I have never become a true fly-fishing expert. I don’t know bugs, terms or tackle to any great extent. I have tied some of the worst looking flies – from nymphs, to sulpher drake caddis, to huge pike flies, and I’ve caught fish on all of them, but that just proves how impossibly easy catching fishcan be – especially if you’re fishing in Newfoundland or some backwater beaver pond that has never seen an artificial presentation.
By the time I’d earned my driver’s license, I had completed my apprenticeship on the small streams in my county. West Branch Creek and Fish Creek in those days offered native and planted fish, and along with Steve and other buddies, we quickly learned their secrets.
The big name streams in Michigan – the Pere Marquette, Manistee, and Au Sable – were a different story. Then, as he always had, Mr. McClaine came through with an article on “reading the river,” and he talked about learning to break the big water down into a series of small streams flowing alongside each other.

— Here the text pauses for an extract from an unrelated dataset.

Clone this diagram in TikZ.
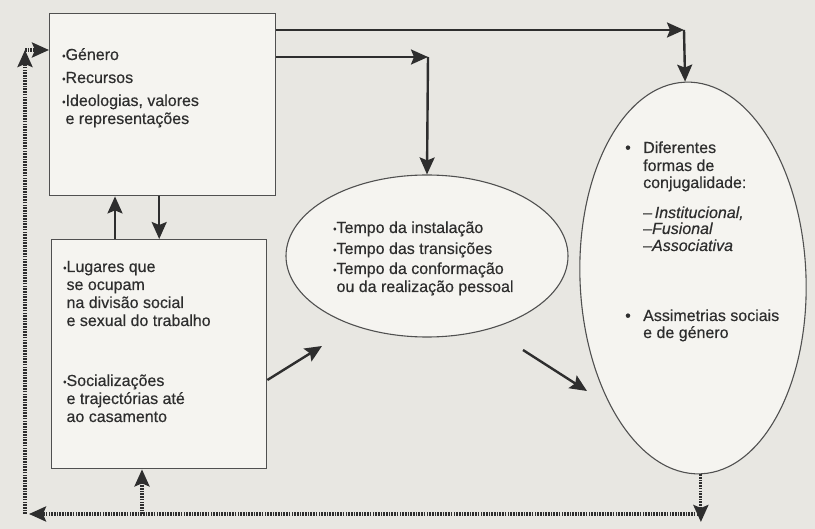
\documentclass[tikz,border=0pt]{standalone}
\usepackage{fontspec}
\setmainfont{Liberation Sans}[FakeBold=0.35]
\usetikzlibrary{arrows.meta,shapes.geometric}
\definecolor{paper}{HTML}{E8E7E2}
\definecolor{inner}{HTML}{F5F4F0}
\definecolor{ink}{HTML}{2E2E2E}
\definecolor{edge}{HTML}{505050}
\newcommand\bul{\raisebox{0.8pt}{\scalebox{0.6}{•}}}
\newcommand\bsp{\hphantom{\bul}}
\begin{document}
\begin{tikzpicture}[x=1pt,y=-1pt,
  box/.style={draw=edge,line width=1.4pt,fill=inner,anchor=north west,inner sep=0},
  oval/.style={ellipse,draw=edge,line width=1.1pt,fill=inner,inner sep=0},
  txt/.style={anchor=base west,inner sep=0,text=ink,font=\fontsize{16}{18}\selectfont},
  tip/.style={-{Stealth[length=17pt,width=15pt,inset=3pt]}},
  arr/.style={draw=ink,line width=2.4pt,tip},
  dotl/.style={draw=ink,line width=3.2pt,dash pattern=on 1.6pt off 1.1pt,tip}]
\path[fill=paper] (0,0) rectangle (815,529);
\useasboundingbox (0,0) rectangle (815,529);

% shapes
\node[box,minimum width=226pt,minimum height=182pt] (B1) at (49,13) {};
\node[box,minimum width=215pt,minimum height=229pt] (B2) at (51,239) {};
\node[oval,minimum width=282pt,minimum height=162pt] (M) at (427,256) {};
\node[oval,minimum width=226pt,minimum height=392pt,rotate=2.3] (R) at (693,278) {};

% box 1 text
\node[txt] (t11) at (62,60) {\bul Género};
\node[txt] (t12) at (62,83) {\bul Recursos};
\node[txt] (t13) at (62,106) {\bul Ideologias, valores};
\node[txt] (t14) at (62,124) {\bsp e representações};

% box 2 text
\node[txt] (t21) at (63,272) {\bul Lugares que};
\node[txt] (t22) at (63,290) {\bsp se ocupam};
\node[txt] (t23) at (63,308) {\bsp na divisão social};
\node[txt] (t24) at (63,326) {\bsp e sexual do trabalho};
\node[txt] (t25) at (63,386) {\bul Socializações};
\node[txt] (t26) at (63,404) {\bsp e trajectórias até};
\node[txt] (t27) at (63,422) {\bsp ao casamento};

% middle ellipse text
\node[txt] (t31) at (333,233) {\bul Tempo da instalação};
\node[txt] (t32) at (333,254) {\bul Tempo das transições};
\node[txt] (t33) at (333,274) {\bul Tempo da conformação};
\node[txt] (t34) at (333,292) {\bsp ou da realização pessoal};

% right ellipse text
\node[txt] (b41) at (625,153) {•};
\node[txt] (t41) at (643,153) {Diferentes};
\node[txt] (t42) at (643,171) {formas de};
\node[txt] (t43) at (643,188) {conjugalidade:};
\node[txt] (t44) at (643,218) {–\,\textit{Institucional,}};
\node[txt] (t45) at (643,234) {–\textit{Fusional}};
\node[txt] (t46) at (643,251) {–\textit{Associativa}};
\node[txt] (b47) at (625,321) {•};
\node[txt] (t47) at (643,321) {Assimetrias sociais};
\node[txt] (t48) at (643,338) {e de género};

% helper coordinates
\coordinate (cA) at (684,30);
\coordinate (cB) at (428,57);
\coordinate (uX) at (115,0);
\coordinate (dS) at (266,380);
\coordinate (dT) at (322,346);
\coordinate (eS) at (523,350);
\coordinate (eT) at (587,391);
\coordinate (bD) at (0,522);
\coordinate (bL) at (29,514);
\coordinate (lB) at (25,514);
\coordinate (lT) at (25,50);
\coordinate (uB) at (142,514);

% solid connectors
\draw[arr] (B1.east |- cA) -- (cA);
\draw[arr] (cA) -- (R.north);
\draw[arr] (B1.east |- cB) -- (cB);
\draw[arr] (cB) -- (M.north);
\draw[arr] (B2.north -| uX) -- (B1.south -| uX);
\draw[arr] (B1.south -| B2.north) -- (B2.north);
\draw[arr] (B2.east |- dS) -- (dT);
\draw[arr] (eS) -- (eT);

% dotted connectors
\draw[dotl] (R.south) -- (R.south |- bD);
\draw[dotl] (R.south |- bL) -- (bL);
\draw[dotl] (lB) -- (lT);
\draw[dotl] (lT) -- (B1.west |- lT);
\draw[dotl] (uB) -- (B2.south -| uB);
\end{tikzpicture}
\end{document}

Armed with that concept, it was just a matter of time until the evening I found myself standing crotch deep in the Big Manistee River, near Sharon, where the river flowed narrow between two small islands.
I was fishing bait, and had drifted a worm down into the run that cut under the bank, and had just felt the first hit from a trout down there. With visions of meeting one of the monster brown trout the river is known to hold, I let the fish run away with my bait, knowing it would then stop, spit the bait, turn it and inhale it again, this time swallowing it to the point my barb could find a hold.
As I waited for those sensations to be delivered up the line and down the rod, I noticed a hen mallard, with a whole bunch of little fluff balls trailing behind her, swimming up the river.
Those babies had to have just hatched. They looked like the tops of dandelions gone to seed; as if any gust of wind might send them out of control.
I held motionless, watching their approach with real interest.
When the hen got abreast of me – probably 20 feet to my right – she lost her nerve, and turned tail downstream with her brood in tow.
As they disappeared around the bend, I set the hook on my prize and reeled in a keeper, no monster, brown.
After dealing with the fish I put a new worm down in the hole just as I saw the hen coming upstream again, brood in tow. And, again, just as she got abreast of me, she lost her nerve and fled.
She tried to swim past me four times as I waited, wondering when she’d realize I was no threat to her or hers, but each time she would get just up to me, not near, just abreast, when she’d turn and flee.
I was so interested in her, I forgot all about my bait. I just stood there in the failing light of dusk, within arm’s reach of the shore, and waited to see what she’d do next.
I saw her coming up the river again, but this time she was alone, and she was certainly having a tough night. Flapping an obviously injured wing, she was quacking, splashing and struggling in a heart-rending display of wildlife tragedy. As she gamely fought her way up to my level, something dawned on me and I turned to look at the game trail running up the island practically under my elbow and sure enough there were the babies, in a single file – I’m sure I counted them, but don’t really recall just how many there were – but something like a dozen anyway.
Those little birds were scooting along as fast as their little legs could carry them. They got about 20 feet upstream of me, made an immediate left and plopped themselves into the water, swimming like crazy out into the middle of the current.
I turned back just in time to see the hen undergo a miraculous recovery. She flew to the head of her brood, landed and wiggled her tail feathers in what seemed to me to be a jaunty “so there!” gesture.
I’ve recalled that episode with wonder and awe over and over again in the past 48 years of being out there. I’ve seen many momma birds put on the busted wing act over those years to draw me away from a nest, but I’ve never figured out how that mallard got her babies to play their part.